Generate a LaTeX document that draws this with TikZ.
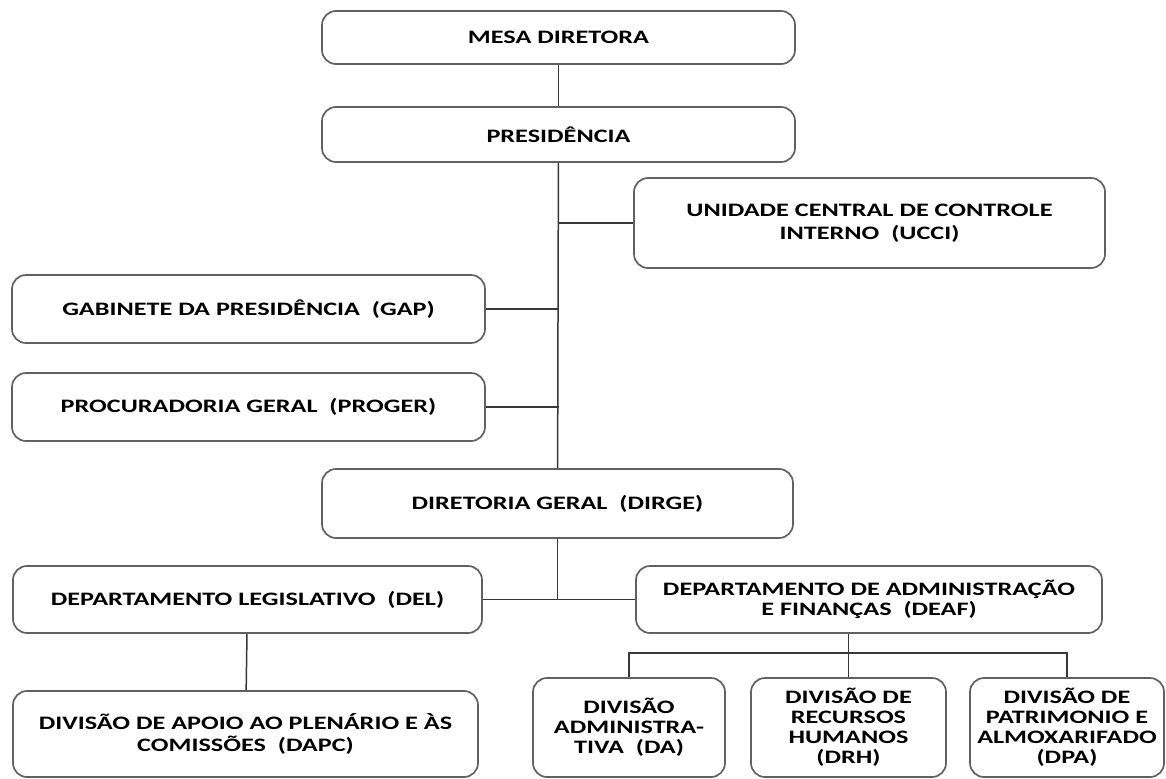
\documentclass[tikz,border=0pt]{standalone}
\usepackage{fontspec}
\setmainfont{Carlito}[FakeStretch=1.38]

\begin{document}
\begin{tikzpicture}[x=0.5pt, y=-0.5pt,
    unit/.style={draw=black!62, line width=0.85pt, rounded corners=7pt, fill=white,
                 align=center, inner sep=2pt, font=\fontsize{9.5}{10}\selectfont\bfseries},
    link/.style={draw=black!78, line width=0.75pt}]
    \useasboundingbox (0,0) rectangle (1166,778);

    % Top
    \node[unit, minimum width=236.5pt, minimum height=26.5pt] (mesa) at (558.5,37.5) {MESA DIRETORA};
    \node[unit, minimum width=236.5pt, minimum height=27.5pt] (pres) at (558.5,134.5) {PRESIDÊNCIA};

    % Staff units
    \node[unit, minimum width=235.5pt, minimum height=45pt] (ucci) at (869.5,223)
        {UNIDADE CENTRAL DE CONTROLE\\[1.5pt]INTERNO\ \ (UCCI)};
    \node[unit, minimum width=236.5pt, minimum height=34pt] (gap) at (248.5,309)
        {GABINETE DA PRESIDÊNCIA\ \ (GAP)};
    \node[unit, minimum width=236.5pt, minimum height=34pt] (proger) at (248.5,407)
        {PROCURADORIA GERAL\ \ (PROGER)};

    % Diretoria
    \node[unit, minimum width=235.5pt, minimum height=34.5pt] (dirge) at (557.5,503.5)
        {DIRETORIA GERAL\ \ (DIRGE)};
    \node[unit, minimum width=234.5pt, minimum height=33.5pt] (del) at (247.5,599.5)
        {DEPARTAMENTO LEGISLATIVO\ \ (DEL)};
    \node[unit, minimum width=233pt, minimum height=33.5pt] (deaf) at (869,599.5)
        {DEPARTAMENTO DE ADMINISTRAÇÃO\\E FINANÇAS\ \ (DEAF)};

    % Divisions
    \node[unit, minimum width=232.5pt, minimum height=43pt] (dapc) at (245.5,734)
        {DIVISÃO DE APOIO AO PLENÁRIO E ÀS\\[1pt]COMISSÕES\ \ (DAPC)};
    \node[unit, minimum width=96pt, minimum height=49.5pt] (da) at (629,727.5)
        {DIVISÃO\\ADMINISTRA-\\TIVA\ \ (DA)};
    \node[unit, minimum width=97.5pt, minimum height=49.5pt] (drh) at (848.5,727.5)
        {DIVISÃO DE\\RECURSOS\\HUMANOS\\(DRH)};
    \node[unit, minimum width=97pt, minimum height=49.5pt] (dpa) at (1067,727.5)
        {DIVISÃO DE\\PATRIMONIO E\\ALMOXARIFADO\\(DPA)};
    \coordinate (bus) at (848.5,653);

    % Links
    \draw[link] (mesa) -- (pres);
    \draw[link] (pres) -- (dirge);
    \draw[link] (ucci.west) -- (ucci.west -| pres.south);
    \draw[link] (gap.east) -- (gap.east -| pres.south);
    \draw[link] (proger.east) -- (proger.east -| pres.south);
    \draw[link] (dirge.south) -- (dirge.south |- del.east);
    \draw[link] (del.east) -- (deaf.west);
    \draw[link] (del) -- (dapc);
    \draw[link] (deaf.south -| bus) -- (bus) -- (drh);
    \draw[link] (da.north) |- (bus) -| (dpa.north);
\end{tikzpicture}
\end{document}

■ **YOUR OBJECTIVE**
Write out again, exactly, the lines from the start of the listing up to the line containing "(bus) at (848.5,653);", with both ends and without pictures.

■ **RESPONSE**
Generate a LaTeX document that draws this with TikZ.
\documentclass[tikz,border=0pt]{standalone}
\usepackage{fontspec}
\setmainfont{Carlito}[FakeStretch=1.38]

\begin{document}
\begin{tikzpicture}[x=0.5pt, y=-0.5pt,
    unit/.style={draw=black!62, line width=0.85pt, rounded corners=7pt, fill=white,
                 align=center, inner sep=2pt, font=\fontsize{9.5}{10}\selectfont\bfseries},
    link/.style={draw=black!78, line width=0.75pt}]
    \useasboundingbox (0,0) rectangle (1166,778);

    % Top
    \node[unit, minimum width=236.5pt, minimum height=26.5pt] (mesa) at (558.5,37.5) {MESA DIRETORA};
    \node[unit, minimum width=236.5pt, minimum height=27.5pt] (pres) at (558.5,134.5) {PRESIDÊNCIA};

    % Staff units
    \node[unit, minimum width=235.5pt, minimum height=45pt] (ucci) at (869.5,223)
        {UNIDADE CENTRAL DE CONTROLE\\[1.5pt]INTERNO\ \ (UCCI)};
    \node[unit, minimum width=236.5pt, minimum height=34pt] (gap) at (248.5,309)
        {GABINETE DA PRESIDÊNCIA\ \ (GAP)};
    \node[unit, minimum width=236.5pt, minimum height=34pt] (proger) at (248.5,407)
        {PROCURADORIA GERAL\ \ (PROGER)};

    % Diretoria
    \node[unit, minimum width=235.5pt, minimum height=34.5pt] (dirge) at (557.5,503.5)
        {DIRETORIA GERAL\ \ (DIRGE)};
    \node[unit, minimum width=234.5pt, minimum height=33.5pt] (del) at (247.5,599.5)
        {DEPARTAMENTO LEGISLATIVO\ \ (DEL)};
    \node[unit, minimum width=233pt, minimum height=33.5pt] (deaf) at (869,599.5)
        {DEPARTAMENTO DE ADMINISTRAÇÃO\\E FINANÇAS\ \ (DEAF)};

    % Divisions
    \node[unit, minimum width=232.5pt, minimum height=43pt] (dapc) at (245.5,734)
        {DIVISÃO DE APOIO AO PLENÁRIO E ÀS\\[1pt]COMISSÕES\ \ (DAPC)};
    \node[unit, minimum width=96pt, minimum height=49.5pt] (da) at (629,727.5)
        {DIVISÃO\\ADMINISTRA-\\TIVA\ \ (DA)};
    \node[unit, minimum width=97.5pt, minimum height=49.5pt] (drh) at (848.5,727.5)
        {DIVISÃO DE\\RECURSOS\\HUMANOS\\(DRH)};
    \node[unit, minimum width=97pt, minimum height=49.5pt] (dpa) at (1067,727.5)
        {DIVISÃO DE\\PATRIMONIO E\\ALMOXARIFADO\\(DPA)};
    \coordinate (bus) at (848.5,653);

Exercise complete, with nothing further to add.